Но спаситель уже спешил к ним. После разговора с Александером и его новым штабом в Багдаде Монтгомери направился через пустыню на запад в направлении Палестины. Он прибыл в Иерусалим 19 июня, а на следующий день переехал в штаб-квартиру 8-й армии в Рафахе. Он быстро произвел впечатление на своих корпусных и дивизионных командующих, а также на утратившие боевой дух войска. Солдаты, которые «потеряли Египет», а теперь уныло готовились к тому, чтобы потерять Палестину и все, что находилось позади нее, остро почувствовали, что новый командующий совершенно не собирается терять что бы то ни было. «Роммель не сможет, повторяю, не сможет пройти через эту армию, — заявил им Монтгомери. — Он почти исчерпал свои возможности, а мы останемся здесь, когда он их полностью исчерпает». Через три дня после прибытия Монтгомери первые 50 из 120 новых танков прибыли из Басры. Новый командующий 8-й армии никому не оставил сомнений в том, что он был лично ответственен за эту долгожданную транспортировку.
Не вызывает сомнений, что на 8-ю армию в целом благоприятно повлияла бравада маленького военного. Да ни у кого и не осталось времени, чтобы как следует поразмышлять об этом. Внезапно на смену сонному лежанию под солнышком пришли интенсивные тренировочные учения и строительные работы. Монтгомери решил, что шесть имевшихся в его распоряжении дивизий — 44-я дивизия должна была прибыть из Басры в середине июля — смогут попытаться удержать так долго, насколько это будет возможно, сильные позиции у Джиради — Рафаха и Умм-Катефа на двух основных путях, ведущих в Палестину. Роммелю будет сложно обойти любую из этих позиций, поскольку на их флангах находились либо море, либо возвышенности, либо мягкий песок. А для того чтобы пройти эти позиции, Роммелю придется выдержать настоящее сражение.
Брук согласился с этим, но его беспокоила возможность высадки германского десанта в тылу этой оборонительной линии. Монтгомери корректно отклонил эту возможность. В Англии ему доводилось видеть, с какими проблемами связано осуществление таких операций. Кроме того, в любом случае Королевская авиация и небольшой флот, который действует под прикрытием самолетов в Восточном Средиземноморье, смогут быстро положить конец любой попытке такого рода. Завершая дискуссию, он заверил Брука: «Роммель — это сухопутное животное; все немцы — сухопутные животные».
Все же даже Монтгомери был вынужден признать, что эти «сухопутные животные» могут прорвать линию его обороны.
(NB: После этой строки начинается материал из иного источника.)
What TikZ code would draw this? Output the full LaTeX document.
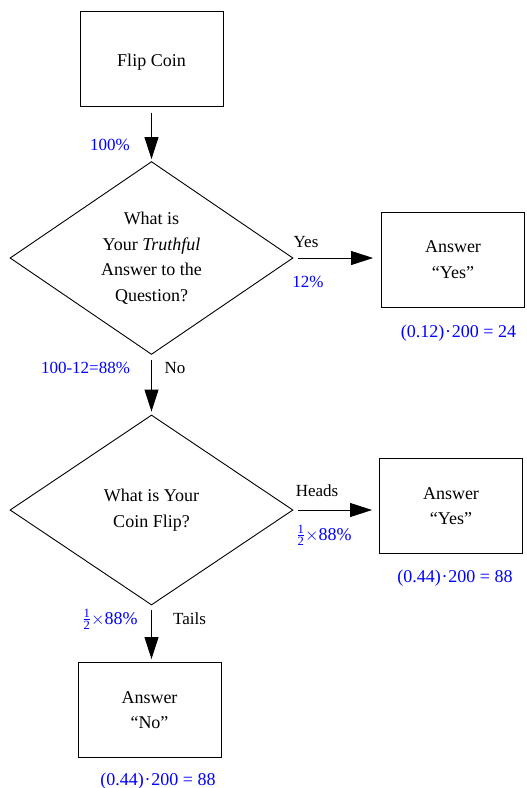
\documentclass[tikz,border=0pt]{standalone}
\usepackage{fontspec}
\setmainfont{Liberation Serif}
\usetikzlibrary{shapes.geometric,arrows.meta}
\newcommand{\sfr}[1]{\mbox{\fontsize{12.6}{12}\selectfont #1}}
\newcommand{\half}{$\frac{\sfr{1}}{\sfr{2}}{\times}$}
\newcommand{\eqn}[3]{(#1)\kern0.8pt·\kern0.8pt#2\kern4.5pt=\kern4.5pt#3}
\begin{document}
\begin{tikzpicture}[x=1pt,y=-1pt,
  box/.style={draw, line width=0.9pt, minimum width=143pt, minimum height=95pt, inner sep=0pt, align=center, font=\fontsize{18}{25.5}\selectfont},
  dia/.style={draw, diamond, line width=0.9pt, minimum width=283pt, minimum height=190pt, inner sep=0pt, align=center, font=\fontsize{18}{25.5}\selectfont},
  lower/.style={execute at begin node={\rule{0pt}{#1}}},
  arr/.style={-{Triangle[length=22pt,width=14pt]}, line width=0.9pt, shorten <=5pt, shorten >=3pt},
  lbl/.style={anchor=base, inner sep=0pt, font=\fontsize{17}{20}\selectfont},
  blu/.style={anchor=base, inner sep=0pt, text=blue, font=\fontsize{17}{20}\selectfont},
  bmath/.style={anchor=base, inner sep=0pt, text=blue, font=\fontsize{18}{20}\selectfont}]
\useasboundingbox (0,0) rectangle (527,788);
\node[box, lower=18pt] (flip) at (151.5,59) {Flip Coin};
\node[dia] (q1) at (151.5,258) {What is\\Your \textit{Truthful}\\Answer to the\\Question?};
\node[box, lower=18pt] (ay1) at (453,259.5) {Answer\\``Yes''};
\node[dia] (q2) at (151.5,510) {What is Your\\Coin Flip?};
\node[box] (ay2) at (451,506) {Answer\\``Yes''};
\node[box] (an) at (149.5,710) {Answer\\``No''};

\draw[arr, shorten <=6pt, shorten >=2pt] (flip) -- (q1);
\draw[arr, shorten >=8pt] (q1.east) -- (ay1.west |- q1.east);
\draw[arr] (q1.south) -- (q2.north);
\draw[arr, shorten >=7pt] (q2.east) -- (ay2.west |- q2.east);
\draw[arr] (q2.south) -- (an.north -| q2.south);

\node[blu] (l100) at (110,150) {100\%};
\node[lbl] (lyes) at (306,247.5) {Yes};
\node[blu] (l12) at (308,287) {12\%};
\node[bmath] (m1) at (458.5,337) {\eqn{0.12}{200}{24}};
\node[blu] (l88) at (85.5,373) {100-12=88\%};
\node[lbl] (lno) at (175,373) {No};
\node[lbl] (lheads) at (317,496) {Heads};
\node[bmath] (lh88) at (324,540) {\half 88\%};
\node[bmath] (m2) at (455,582) {\eqn{0.44}{200}{88}};
\node[bmath] (lt88) at (110,624) {\half 88\%};
\node[lbl] (ltails) at (189.5,624) {Tails};
\node[bmath] (m3) at (158,785) {\eqn{0.44}{200}{88}};
\end{tikzpicture}
\end{document}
Поэтому еще одна оборонительная позиция, на которую могла бы отойти 8-я армия, была подготовлена к югу от железнодорожной ветки Иерусалим — Яффа. Еще дальше к северу, вдоль реки Литани и Голанских высот, а также к востоку в горах, позади реки Иордан, шли интенсивные строительные работы. Александер не был так уверен, как Монтгомери, что 8-я армия сумеет остановить Роммеля недалеко от иракской границы.
Одно было несомненно. Англичане были уверены, что если Роммель сумеет захватить Палестину, то на этой земле он будет иметь столько же проблем, сколько было у них самих. За прошедшие два года представители британских властей были засыпаны предложениями помощи от различных сионистских организаций. Все эти предложения были отвергнуты на том основании, что военные преимущества, полученные таким путем, никоим образом не компенсировали бы ту политическую цену, которую Британии пришлось бы заплатить после войны. Но к лету 1942 года строить послевоенные планы казалось уже слишком большой роскошью. Арабы, в общем, уже продемонстрировали свою отвратительную непочтительность к Его Величеству. Что касается евреев, то, что бы они ни думали о Британии (а думали они о ней не очень много), конечно же, не собирались сотрудничать с немцами. Негласное перемирие уже было достигнуто между новым лидером террористической организации «Иргун Зви Леуни» Менахемом Бегином и британским верховным комиссаром. 1500 юношей из «кибуцев» уже проходили обучение в британской армии по ведению партизанской войны. 23 июня британские представители встретились с лидерами еврейского «Вишува» — известным Давидом Бен-Гу-рионом, Голдой Меер и Моше Шареттом, чтобы определить границы военного сотрудничества. 24 000 военных полицейских в Палестине должны были получить большее количество лучшего по качеству оружия, а для боевых действий против арабов и против немцев были сформированы регулярные подразделения. Еврейским лидерам было также обещано, конечно же, в обстановке строжайшей секретности, что их участие в сражениях будет вознаграждено в послевоенный период. Никаких ограничений, связанных с эмиграцией евреев в Палестину, больше не будет. По-видимому, в данном случае британское правительство стремилось не столько к тому, чтобы обеспечить себе лояльность евреев, которые в любом случае готовы были сражаться, сколько к тому, чтобы отплатить арабам за нежелание воевать.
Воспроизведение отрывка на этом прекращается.